* DATA EXTRACT *
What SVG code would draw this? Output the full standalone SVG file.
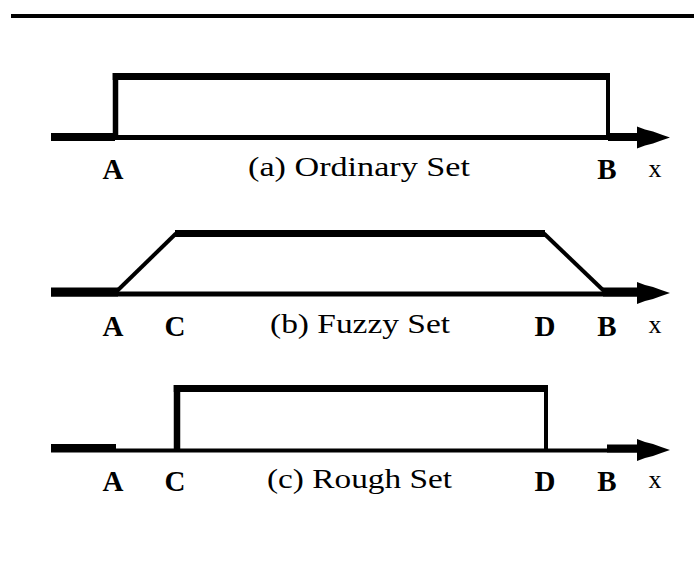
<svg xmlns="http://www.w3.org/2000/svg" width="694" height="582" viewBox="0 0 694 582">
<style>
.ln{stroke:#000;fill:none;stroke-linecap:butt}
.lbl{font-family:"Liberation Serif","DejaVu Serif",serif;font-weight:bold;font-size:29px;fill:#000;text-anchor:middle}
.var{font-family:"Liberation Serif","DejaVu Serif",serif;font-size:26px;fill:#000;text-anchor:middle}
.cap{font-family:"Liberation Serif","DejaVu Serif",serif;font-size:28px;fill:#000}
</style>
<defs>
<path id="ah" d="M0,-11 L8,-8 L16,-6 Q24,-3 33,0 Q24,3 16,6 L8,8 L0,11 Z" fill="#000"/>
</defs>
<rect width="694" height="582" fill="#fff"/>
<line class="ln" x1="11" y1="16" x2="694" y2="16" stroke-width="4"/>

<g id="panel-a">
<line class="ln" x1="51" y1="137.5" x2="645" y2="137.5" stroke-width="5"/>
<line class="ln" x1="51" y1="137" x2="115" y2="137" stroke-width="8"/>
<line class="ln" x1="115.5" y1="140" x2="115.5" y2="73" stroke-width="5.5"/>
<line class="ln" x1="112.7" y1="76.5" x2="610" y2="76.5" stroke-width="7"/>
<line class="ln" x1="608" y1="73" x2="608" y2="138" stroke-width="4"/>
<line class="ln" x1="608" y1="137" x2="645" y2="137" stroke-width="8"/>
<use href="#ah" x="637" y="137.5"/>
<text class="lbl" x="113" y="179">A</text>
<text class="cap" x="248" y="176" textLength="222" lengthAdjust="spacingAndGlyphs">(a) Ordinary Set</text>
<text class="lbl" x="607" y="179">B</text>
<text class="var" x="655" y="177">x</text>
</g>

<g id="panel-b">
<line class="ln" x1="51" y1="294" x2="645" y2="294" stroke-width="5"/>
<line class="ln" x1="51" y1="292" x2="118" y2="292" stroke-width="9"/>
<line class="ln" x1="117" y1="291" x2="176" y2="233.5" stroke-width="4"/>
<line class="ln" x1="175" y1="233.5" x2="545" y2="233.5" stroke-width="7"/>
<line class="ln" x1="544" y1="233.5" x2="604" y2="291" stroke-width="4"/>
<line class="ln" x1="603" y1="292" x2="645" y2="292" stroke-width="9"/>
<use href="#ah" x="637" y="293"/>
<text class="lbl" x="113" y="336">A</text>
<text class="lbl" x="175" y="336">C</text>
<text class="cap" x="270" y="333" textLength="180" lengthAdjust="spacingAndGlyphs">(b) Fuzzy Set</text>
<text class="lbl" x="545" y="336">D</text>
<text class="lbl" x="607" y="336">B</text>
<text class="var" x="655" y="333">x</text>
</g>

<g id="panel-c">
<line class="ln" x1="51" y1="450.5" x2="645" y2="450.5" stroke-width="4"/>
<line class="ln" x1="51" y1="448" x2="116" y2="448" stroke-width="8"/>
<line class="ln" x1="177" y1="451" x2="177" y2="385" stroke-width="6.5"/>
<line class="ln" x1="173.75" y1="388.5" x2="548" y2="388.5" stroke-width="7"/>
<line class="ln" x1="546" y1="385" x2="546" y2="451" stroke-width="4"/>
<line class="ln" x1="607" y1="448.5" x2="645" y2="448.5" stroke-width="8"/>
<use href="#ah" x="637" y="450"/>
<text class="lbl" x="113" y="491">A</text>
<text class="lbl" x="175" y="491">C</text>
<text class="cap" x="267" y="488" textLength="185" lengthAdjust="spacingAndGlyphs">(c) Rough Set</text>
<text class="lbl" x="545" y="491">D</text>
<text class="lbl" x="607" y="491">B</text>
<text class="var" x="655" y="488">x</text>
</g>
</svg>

* CHALLENGE *
Reproduce the full listing faithfully, but do not carry over any pictures.

* CORRECT ANSWER *
What SVG code would draw this? Output the full standalone SVG file.
<svg xmlns="http://www.w3.org/2000/svg" width="694" height="582" viewBox="0 0 694 582">
<style>
.ln{stroke:#000;fill:none;stroke-linecap:butt}
.lbl{font-family:"Liberation Serif","DejaVu Serif",serif;font-weight:bold;font-size:29px;fill:#000;text-anchor:middle}
.var{font-family:"Liberation Serif","DejaVu Serif",serif;font-size:26px;fill:#000;text-anchor:middle}
.cap{font-family:"Liberation Serif","DejaVu Serif",serif;font-size:28px;fill:#000}
</style>
<defs>
<path id="ah" d="M0,-11 L8,-8 L16,-6 Q24,-3 33,0 Q24,3 16,6 L8,8 L0,11 Z" fill="#000"/>
</defs>
<rect width="694" height="582" fill="#fff"/>
<line class="ln" x1="11" y1="16" x2="694" y2="16" stroke-width="4"/>

<g id="panel-a">
<line class="ln" x1="51" y1="137.5" x2="645" y2="137.5" stroke-width="5"/>
<line class="ln" x1="51" y1="137" x2="115" y2="137" stroke-width="8"/>
<line class="ln" x1="115.5" y1="140" x2="115.5" y2="73" stroke-width="5.5"/>
<line class="ln" x1="112.7" y1="76.5" x2="610" y2="76.5" stroke-width="7"/>
<line class="ln" x1="608" y1="73" x2="608" y2="138" stroke-width="4"/>
<line class="ln" x1="608" y1="137" x2="645" y2="137" stroke-width="8"/>
<use href="#ah" x="637" y="137.5"/>
<text class="lbl" x="113" y="179">A</text>
<text class="cap" x="248" y="176" textLength="222" lengthAdjust="spacingAndGlyphs">(a) Ordinary Set</text>
<text class="lbl" x="607" y="179">B</text>
<text class="var" x="655" y="177">x</text>
</g>

<g id="panel-b">
<line class="ln" x1="51" y1="294" x2="645" y2="294" stroke-width="5"/>
<line class="ln" x1="51" y1="292" x2="118" y2="292" stroke-width="9"/>
<line class="ln" x1="117" y1="291" x2="176" y2="233.5" stroke-width="4"/>
<line class="ln" x1="175" y1="233.5" x2="545" y2="233.5" stroke-width="7"/>
<line class="ln" x1="544" y1="233.5" x2="604" y2="291" stroke-width="4"/>
<line class="ln" x1="603" y1="292" x2="645" y2="292" stroke-width="9"/>
<use href="#ah" x="637" y="293"/>
<text class="lbl" x="113" y="336">A</text>
<text class="lbl" x="175" y="336">C</text>
<text class="cap" x="270" y="333" textLength="180" lengthAdjust="spacingAndGlyphs">(b) Fuzzy Set</text>
<text class="lbl" x="545" y="336">D</text>
<text class="lbl" x="607" y="336">B</text>
<text class="var" x="655" y="333">x</text>
</g>

<g id="panel-c">
<line class="ln" x1="51" y1="450.5" x2="645" y2="450.5" stroke-width="4"/>
<line class="ln" x1="51" y1="448" x2="116" y2="448" stroke-width="8"/>
<line class="ln" x1="177" y1="451" x2="177" y2="385" stroke-width="6.5"/>
<line class="ln" x1="173.75" y1="388.5" x2="548" y2="388.5" stroke-width="7"/>
<line class="ln" x1="546" y1="385" x2="546" y2="451" stroke-width="4"/>
<line class="ln" x1="607" y1="448.5" x2="645" y2="448.5" stroke-width="8"/>
<use href="#ah" x="637" y="450"/>
<text class="lbl" x="113" y="491">A</text>
<text class="lbl" x="175" y="491">C</text>
<text class="cap" x="267" y="488" textLength="185" lengthAdjust="spacingAndGlyphs">(c) Rough Set</text>
<text class="lbl" x="545" y="491">D</text>
<text class="lbl" x="607" y="491">B</text>
<text class="var" x="655" y="488">x</text>
</g>
</svg>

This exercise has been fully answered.